▶ _Work to be completed_:
Give the number of lines below that contain "matplotlib", with no other output.

▶ _Data extract_:

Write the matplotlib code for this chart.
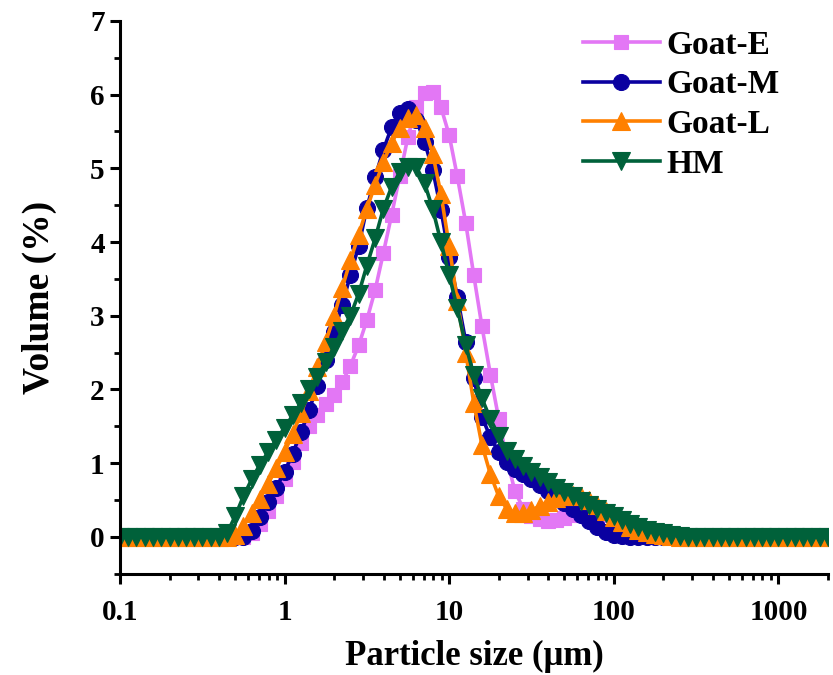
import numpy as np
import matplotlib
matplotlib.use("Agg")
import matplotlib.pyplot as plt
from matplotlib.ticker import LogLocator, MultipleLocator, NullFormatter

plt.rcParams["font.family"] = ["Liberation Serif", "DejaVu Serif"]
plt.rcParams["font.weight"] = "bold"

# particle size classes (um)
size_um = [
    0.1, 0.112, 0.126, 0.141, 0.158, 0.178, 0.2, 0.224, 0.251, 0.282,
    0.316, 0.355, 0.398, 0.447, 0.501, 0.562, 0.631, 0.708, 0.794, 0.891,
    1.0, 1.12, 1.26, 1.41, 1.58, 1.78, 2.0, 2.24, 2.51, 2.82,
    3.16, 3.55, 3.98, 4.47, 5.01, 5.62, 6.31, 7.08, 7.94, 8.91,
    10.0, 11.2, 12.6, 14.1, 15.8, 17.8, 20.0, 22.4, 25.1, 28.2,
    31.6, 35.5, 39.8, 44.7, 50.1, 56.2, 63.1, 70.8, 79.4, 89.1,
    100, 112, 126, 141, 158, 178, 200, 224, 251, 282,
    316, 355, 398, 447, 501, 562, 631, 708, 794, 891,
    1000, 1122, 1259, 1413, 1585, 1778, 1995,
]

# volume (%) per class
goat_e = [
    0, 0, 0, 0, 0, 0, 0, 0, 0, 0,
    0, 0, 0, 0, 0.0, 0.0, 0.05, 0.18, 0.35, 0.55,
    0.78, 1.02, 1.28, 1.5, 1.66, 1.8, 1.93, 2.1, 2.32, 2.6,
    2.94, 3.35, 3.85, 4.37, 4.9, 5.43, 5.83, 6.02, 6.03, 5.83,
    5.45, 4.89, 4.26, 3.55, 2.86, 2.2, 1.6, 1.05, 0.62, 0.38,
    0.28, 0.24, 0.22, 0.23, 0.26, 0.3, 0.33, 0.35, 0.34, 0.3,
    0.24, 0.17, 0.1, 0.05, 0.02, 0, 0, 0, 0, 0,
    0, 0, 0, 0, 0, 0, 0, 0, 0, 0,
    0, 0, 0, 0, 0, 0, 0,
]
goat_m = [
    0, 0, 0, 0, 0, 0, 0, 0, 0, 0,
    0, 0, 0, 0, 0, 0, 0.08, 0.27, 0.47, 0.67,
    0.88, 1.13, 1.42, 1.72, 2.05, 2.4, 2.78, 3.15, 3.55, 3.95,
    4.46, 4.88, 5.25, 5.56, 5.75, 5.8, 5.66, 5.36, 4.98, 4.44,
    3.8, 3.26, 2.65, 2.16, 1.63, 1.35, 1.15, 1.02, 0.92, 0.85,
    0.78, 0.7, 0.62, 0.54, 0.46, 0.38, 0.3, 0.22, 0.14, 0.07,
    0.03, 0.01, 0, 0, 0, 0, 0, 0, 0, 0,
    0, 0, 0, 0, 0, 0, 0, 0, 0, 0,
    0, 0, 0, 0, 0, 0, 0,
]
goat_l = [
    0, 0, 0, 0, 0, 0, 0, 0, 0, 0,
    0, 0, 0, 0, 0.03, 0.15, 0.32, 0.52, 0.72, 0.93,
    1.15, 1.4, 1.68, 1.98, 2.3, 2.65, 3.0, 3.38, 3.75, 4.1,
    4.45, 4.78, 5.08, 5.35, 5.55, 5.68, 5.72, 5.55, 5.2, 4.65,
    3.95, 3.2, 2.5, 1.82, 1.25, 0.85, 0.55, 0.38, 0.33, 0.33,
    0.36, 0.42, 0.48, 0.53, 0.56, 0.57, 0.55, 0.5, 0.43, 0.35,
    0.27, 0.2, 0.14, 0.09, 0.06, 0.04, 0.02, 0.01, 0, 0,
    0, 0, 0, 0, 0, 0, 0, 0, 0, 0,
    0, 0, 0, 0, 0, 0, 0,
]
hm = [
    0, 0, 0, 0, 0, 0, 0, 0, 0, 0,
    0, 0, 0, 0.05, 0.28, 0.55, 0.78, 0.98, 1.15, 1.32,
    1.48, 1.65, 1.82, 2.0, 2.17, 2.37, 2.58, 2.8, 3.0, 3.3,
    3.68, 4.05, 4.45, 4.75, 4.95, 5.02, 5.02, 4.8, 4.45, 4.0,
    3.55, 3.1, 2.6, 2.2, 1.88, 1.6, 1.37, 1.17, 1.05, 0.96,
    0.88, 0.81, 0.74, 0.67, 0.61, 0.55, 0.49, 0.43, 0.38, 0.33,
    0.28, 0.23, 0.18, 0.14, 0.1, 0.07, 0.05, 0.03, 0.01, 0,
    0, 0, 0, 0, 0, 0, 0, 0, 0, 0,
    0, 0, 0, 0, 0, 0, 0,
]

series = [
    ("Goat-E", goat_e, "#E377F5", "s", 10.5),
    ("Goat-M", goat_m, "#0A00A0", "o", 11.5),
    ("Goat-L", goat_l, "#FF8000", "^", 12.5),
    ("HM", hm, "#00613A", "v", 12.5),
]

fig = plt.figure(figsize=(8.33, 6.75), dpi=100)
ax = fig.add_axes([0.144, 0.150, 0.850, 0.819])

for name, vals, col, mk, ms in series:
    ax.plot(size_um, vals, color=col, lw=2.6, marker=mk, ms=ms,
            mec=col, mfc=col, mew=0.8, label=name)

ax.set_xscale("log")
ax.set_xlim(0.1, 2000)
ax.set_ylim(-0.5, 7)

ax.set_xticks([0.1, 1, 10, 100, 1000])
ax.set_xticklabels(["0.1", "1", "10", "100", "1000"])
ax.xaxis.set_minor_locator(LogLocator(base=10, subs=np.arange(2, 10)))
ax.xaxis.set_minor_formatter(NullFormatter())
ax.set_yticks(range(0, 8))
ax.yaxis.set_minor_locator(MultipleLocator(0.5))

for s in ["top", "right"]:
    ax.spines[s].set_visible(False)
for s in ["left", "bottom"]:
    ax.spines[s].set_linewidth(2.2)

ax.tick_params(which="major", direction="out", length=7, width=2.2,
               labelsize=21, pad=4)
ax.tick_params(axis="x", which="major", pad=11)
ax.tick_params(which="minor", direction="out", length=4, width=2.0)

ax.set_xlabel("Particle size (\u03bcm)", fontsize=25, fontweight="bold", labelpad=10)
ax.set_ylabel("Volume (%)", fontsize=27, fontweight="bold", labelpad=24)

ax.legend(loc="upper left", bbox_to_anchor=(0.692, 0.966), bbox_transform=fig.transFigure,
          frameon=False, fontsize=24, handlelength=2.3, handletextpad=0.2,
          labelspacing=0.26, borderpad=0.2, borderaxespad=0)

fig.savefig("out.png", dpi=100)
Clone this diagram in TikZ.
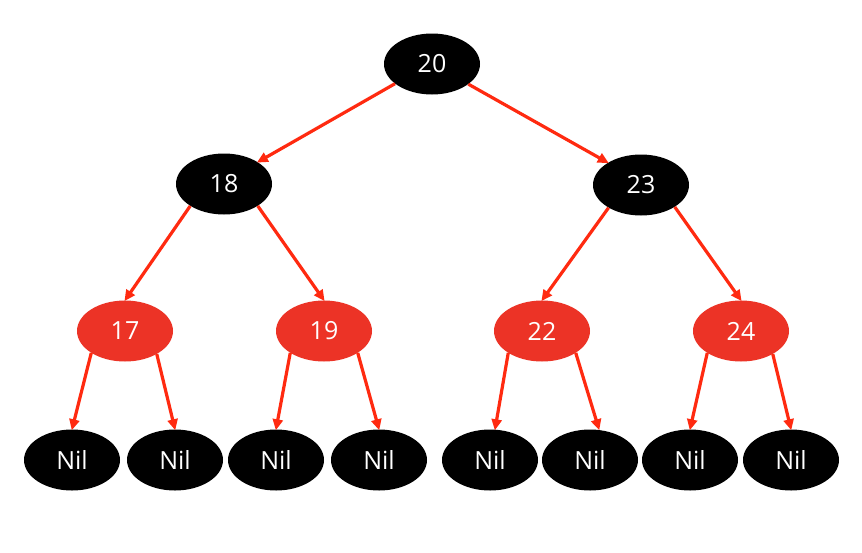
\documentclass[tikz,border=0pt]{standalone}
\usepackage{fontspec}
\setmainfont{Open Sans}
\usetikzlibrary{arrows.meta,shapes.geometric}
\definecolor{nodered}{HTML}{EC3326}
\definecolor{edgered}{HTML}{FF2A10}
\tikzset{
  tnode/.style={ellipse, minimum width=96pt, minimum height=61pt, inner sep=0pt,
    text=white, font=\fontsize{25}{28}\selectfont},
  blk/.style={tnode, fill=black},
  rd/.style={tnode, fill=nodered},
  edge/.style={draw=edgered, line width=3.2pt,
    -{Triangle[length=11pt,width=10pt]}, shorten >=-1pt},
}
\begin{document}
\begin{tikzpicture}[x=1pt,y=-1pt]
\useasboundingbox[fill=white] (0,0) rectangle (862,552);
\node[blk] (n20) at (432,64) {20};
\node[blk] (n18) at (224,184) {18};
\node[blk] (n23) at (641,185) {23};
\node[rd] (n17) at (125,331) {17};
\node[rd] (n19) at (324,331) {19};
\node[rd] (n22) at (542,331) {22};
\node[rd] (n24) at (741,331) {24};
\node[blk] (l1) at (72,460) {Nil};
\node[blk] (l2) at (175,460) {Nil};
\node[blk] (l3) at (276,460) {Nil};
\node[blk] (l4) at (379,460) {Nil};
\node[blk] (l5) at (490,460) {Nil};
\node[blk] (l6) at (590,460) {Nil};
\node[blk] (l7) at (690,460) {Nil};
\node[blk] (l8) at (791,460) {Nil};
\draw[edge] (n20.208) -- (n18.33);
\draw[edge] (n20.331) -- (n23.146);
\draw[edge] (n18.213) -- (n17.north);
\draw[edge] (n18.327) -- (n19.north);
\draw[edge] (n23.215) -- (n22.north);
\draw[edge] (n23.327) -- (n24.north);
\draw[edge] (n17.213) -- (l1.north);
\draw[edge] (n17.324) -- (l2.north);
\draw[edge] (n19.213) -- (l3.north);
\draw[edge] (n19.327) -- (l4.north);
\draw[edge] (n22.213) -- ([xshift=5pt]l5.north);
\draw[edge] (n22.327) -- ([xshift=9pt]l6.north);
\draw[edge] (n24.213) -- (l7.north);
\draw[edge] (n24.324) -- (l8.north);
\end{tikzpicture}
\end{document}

▶ _Exercise output_:
5